Shares of Home Depot (HD) trade with gains of up to 6% during Tuesday's trading session. The home improvement retailer reported strong sales for the final quarter of 2012. The company furthermore announced a very favorable capital allocation strategy to its shareholders.
Fourth Quarter Results
Home Depot generated fourth quarter revenues of $18.2 billion, up 13.9% on the year before. The fact that the quarter consisted out of 14 weeks, instead of 13 weeks, added $1.2 billion in sales. Excluding the additional week, revenues were up by 6.3%. Revenues were driven by a very strong 7.0% increase in comparable store sales.
The company reported a $1.0 billion profit for the final quarter, or $0.68 per share. This compares to earnings of $774 million, or $0.50 per share in the final quarter of 2011. The extra week added $0.07 in earnings for the quarter.
CEO and Chairman Frank Blake commented on the results, "We ended the year with a strong performance as our business benefited from a continued recovery in the housing market coupled with sales related to repairs in the areas impacted by Hurricane Sandy. I'd like to thank our associates for their hard work and dedication."
Home Depot also issued the full year outlook for its fiscal 2013. The company expects to generate total sales growth of 2%, despite the fact that this year will have one week less compared to 2012. Growth is driven by a 3% expected increase in comparable store sales as well as 9 new store openings.
The company hopes to increase operating margins by approximately 65 basis points. Combined with planned share repurchases, earnings are expected to increase by approximately 12% to $3.37 per share.
On top of reporting a strong end to 2012, Home Depot pleased its shareholders by returning more cash. Its board of directors approved a 34% increase in its quarterly dividend, to $0.39 per share.

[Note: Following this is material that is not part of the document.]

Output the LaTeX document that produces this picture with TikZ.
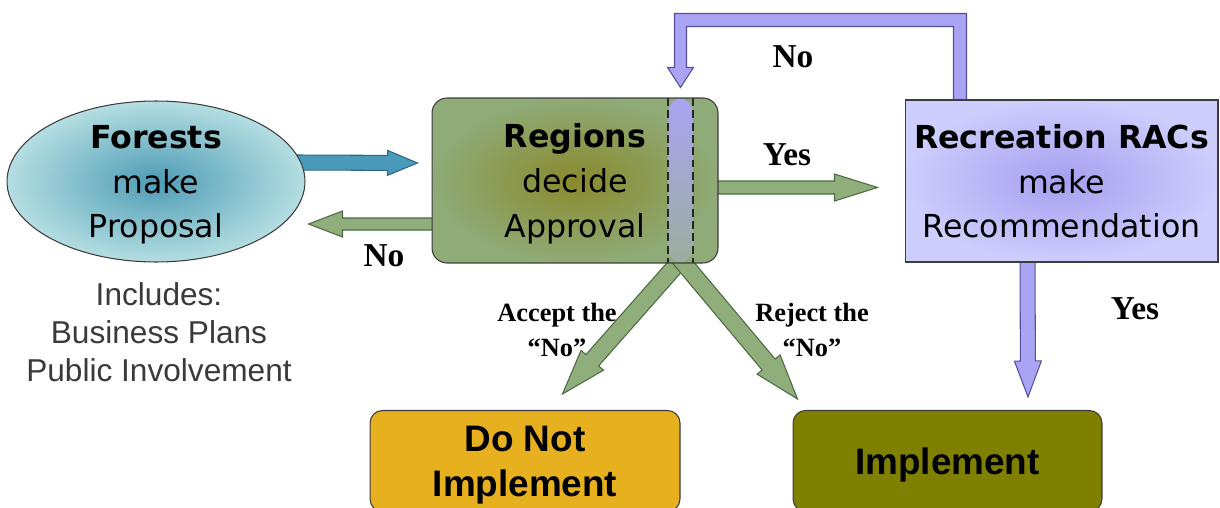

The board furthermore authorized a $17 billion share repurchase program which replaces the current authorization. At these levels, Home Depot could repurchase roughly a quarter of a billion shares, or a sixth of its share base currently outstanding.
Home Depot ended its fiscal year of 2012 with $2.5 billion in cash and equivalents. The company operates with $10.8 billion in short and long term debt, for a net debt position of $8.3 billion.

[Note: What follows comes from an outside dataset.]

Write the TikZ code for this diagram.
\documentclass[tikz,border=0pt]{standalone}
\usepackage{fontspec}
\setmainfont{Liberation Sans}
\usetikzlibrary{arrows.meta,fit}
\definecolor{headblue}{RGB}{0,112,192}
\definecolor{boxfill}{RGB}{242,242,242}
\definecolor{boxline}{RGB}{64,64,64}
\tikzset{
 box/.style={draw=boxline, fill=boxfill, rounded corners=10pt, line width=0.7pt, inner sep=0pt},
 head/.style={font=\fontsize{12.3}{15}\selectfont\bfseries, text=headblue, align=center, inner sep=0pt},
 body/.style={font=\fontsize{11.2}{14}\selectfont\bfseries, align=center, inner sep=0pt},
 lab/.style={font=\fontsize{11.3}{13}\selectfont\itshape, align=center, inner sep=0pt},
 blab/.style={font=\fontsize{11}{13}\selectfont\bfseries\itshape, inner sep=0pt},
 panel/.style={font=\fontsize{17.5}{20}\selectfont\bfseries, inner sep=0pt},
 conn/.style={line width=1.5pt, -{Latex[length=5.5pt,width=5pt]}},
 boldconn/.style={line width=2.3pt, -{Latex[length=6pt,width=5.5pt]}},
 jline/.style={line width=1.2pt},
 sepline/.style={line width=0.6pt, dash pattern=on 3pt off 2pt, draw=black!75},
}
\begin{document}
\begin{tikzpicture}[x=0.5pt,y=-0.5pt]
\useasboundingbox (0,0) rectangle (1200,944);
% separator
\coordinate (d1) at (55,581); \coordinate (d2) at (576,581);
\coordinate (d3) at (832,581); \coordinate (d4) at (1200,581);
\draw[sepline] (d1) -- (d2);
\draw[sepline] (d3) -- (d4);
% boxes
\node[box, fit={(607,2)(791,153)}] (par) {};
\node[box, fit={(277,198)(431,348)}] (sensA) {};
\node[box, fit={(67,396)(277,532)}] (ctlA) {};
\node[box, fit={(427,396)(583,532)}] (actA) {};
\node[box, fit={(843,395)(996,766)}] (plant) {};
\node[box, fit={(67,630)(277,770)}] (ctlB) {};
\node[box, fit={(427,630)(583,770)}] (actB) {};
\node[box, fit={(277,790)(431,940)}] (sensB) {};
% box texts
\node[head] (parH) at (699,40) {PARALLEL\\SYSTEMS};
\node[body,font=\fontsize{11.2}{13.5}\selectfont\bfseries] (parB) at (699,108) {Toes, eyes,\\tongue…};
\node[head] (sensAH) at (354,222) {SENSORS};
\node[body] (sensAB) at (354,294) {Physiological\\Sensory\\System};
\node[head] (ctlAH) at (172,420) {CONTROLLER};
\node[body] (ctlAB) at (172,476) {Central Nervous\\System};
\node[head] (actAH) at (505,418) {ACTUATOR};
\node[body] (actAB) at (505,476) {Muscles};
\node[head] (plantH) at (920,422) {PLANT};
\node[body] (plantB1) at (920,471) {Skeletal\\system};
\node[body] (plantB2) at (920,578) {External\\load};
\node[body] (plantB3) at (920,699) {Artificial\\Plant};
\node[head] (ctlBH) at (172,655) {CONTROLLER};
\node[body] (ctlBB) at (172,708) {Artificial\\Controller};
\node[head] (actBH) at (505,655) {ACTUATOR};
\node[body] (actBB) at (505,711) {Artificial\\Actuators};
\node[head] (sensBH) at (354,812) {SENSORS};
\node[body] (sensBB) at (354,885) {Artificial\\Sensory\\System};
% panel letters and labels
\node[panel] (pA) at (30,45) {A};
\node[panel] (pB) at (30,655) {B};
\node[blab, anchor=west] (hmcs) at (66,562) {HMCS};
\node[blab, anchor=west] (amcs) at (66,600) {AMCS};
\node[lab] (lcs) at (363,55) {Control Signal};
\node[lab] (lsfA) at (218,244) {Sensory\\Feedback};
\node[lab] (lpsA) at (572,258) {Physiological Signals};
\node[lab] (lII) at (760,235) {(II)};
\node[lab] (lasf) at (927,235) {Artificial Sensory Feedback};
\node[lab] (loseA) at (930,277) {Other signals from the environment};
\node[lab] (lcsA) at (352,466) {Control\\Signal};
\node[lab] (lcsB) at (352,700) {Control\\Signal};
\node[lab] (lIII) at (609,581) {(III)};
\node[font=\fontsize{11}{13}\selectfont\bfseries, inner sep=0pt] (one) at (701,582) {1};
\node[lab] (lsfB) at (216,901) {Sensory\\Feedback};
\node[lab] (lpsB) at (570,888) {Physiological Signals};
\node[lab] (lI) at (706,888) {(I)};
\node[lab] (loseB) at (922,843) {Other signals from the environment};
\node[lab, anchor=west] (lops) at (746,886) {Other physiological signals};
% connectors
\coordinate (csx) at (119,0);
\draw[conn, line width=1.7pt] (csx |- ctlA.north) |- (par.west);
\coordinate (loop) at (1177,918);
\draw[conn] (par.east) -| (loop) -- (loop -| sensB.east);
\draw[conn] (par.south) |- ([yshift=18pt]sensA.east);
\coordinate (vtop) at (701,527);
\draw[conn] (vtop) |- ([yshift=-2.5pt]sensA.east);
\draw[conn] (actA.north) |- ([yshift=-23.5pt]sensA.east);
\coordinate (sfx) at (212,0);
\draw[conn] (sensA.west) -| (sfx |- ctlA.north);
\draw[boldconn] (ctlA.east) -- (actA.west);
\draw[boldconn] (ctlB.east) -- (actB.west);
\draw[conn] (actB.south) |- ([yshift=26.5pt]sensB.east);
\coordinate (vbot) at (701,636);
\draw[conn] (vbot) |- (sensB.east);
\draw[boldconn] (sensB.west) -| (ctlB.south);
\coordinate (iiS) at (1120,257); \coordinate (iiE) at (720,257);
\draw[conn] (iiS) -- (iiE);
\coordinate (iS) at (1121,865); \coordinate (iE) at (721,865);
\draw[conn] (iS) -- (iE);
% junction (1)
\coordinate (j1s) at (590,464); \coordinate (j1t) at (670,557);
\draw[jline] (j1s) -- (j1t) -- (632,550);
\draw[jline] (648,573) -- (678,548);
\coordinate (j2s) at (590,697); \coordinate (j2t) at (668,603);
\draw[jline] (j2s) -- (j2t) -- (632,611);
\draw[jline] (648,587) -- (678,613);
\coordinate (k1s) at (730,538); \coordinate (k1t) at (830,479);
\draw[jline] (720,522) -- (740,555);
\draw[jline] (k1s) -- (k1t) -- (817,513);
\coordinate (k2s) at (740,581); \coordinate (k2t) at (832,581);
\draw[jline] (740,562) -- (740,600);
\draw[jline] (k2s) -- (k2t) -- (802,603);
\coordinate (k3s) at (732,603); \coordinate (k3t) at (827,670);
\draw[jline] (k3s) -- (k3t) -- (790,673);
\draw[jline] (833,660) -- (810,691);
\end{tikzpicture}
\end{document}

The company reported full year revenues of $74.8 billion for 2012 on which the firm earned $4.5 billion.
Factoring in Tuesday's gains, the market values Home Depot around $101 billion. This values the firm at 1.3 times annual revenues and 22-23 times annual earnings.
As a result of the dividend hike to $0.39 per quarter, Home Depot currently pays a dividend yield of 2.3%.
Some Historical Perspective
Shares of Home Depot have risen by more than 40% over the past year. Shares traded around $50 in the first half of 2012, and have steadily gained ground, approaching all time highs, around $68 at the moment.
Shares have more than tripled from lows around $20 during the recession in 2008, as the weak housing market put pressure on the prospects of home improvement retailers.
Between 2008 and 2012, Home Depot has reported a very modest cumulative revenue growth of just 5%. The company has driven returns by doubling its annual profits over the same time period. Earnings per share rose even faster as the company has retired roughly 10% of its shares outstanding over the time period.
Some Historical Perspective
At the presentation of the third quarter results, I took a look at the prospects for Home Depot. I concluded that the company was perfectly positioned to benefit from the rebound in the housing sector. With shares trading around $63 at that moment, I concluded to remain on the sidelines given the high valuation.
It is interesting that Home Depot deserves a premium valuation in today's environment. Shares are trading at least 50% higher from the highs in the low forties set during the housing bubble in 2006-2007. The main reason for the higher valuation seems to be the increase in margins and earnings, not revenue growth.
Despite the margin expansion, shares are valued at a premium valuation of 22 times 2012's annual earnings, and 20 times 2013's expected earnings. While a 39% dividend hike seems impressive, it "only" boosted the current dividend yield to 2.3%. At these levels I see few triggers to pick up some shares given the historically high profit margins and the high overall valuation multiples.
I applaud management with the value creation over the past years on the back of operating margin expansion and a sound financial strategy. Yet I see few reasons to pick up shares at these elevated levels despite the strong results and the shareholder-friendly financial strategy.
Disclosure: I have no positions in any stocks mentioned, and no plans to initiate any positions within the next 72 hours. I wrote this article myself, and it expresses my own opinions. I am not receiving compensation for it (other than from Seeking Alpha). I have no business relationship with any company whose stock is mentioned in this article.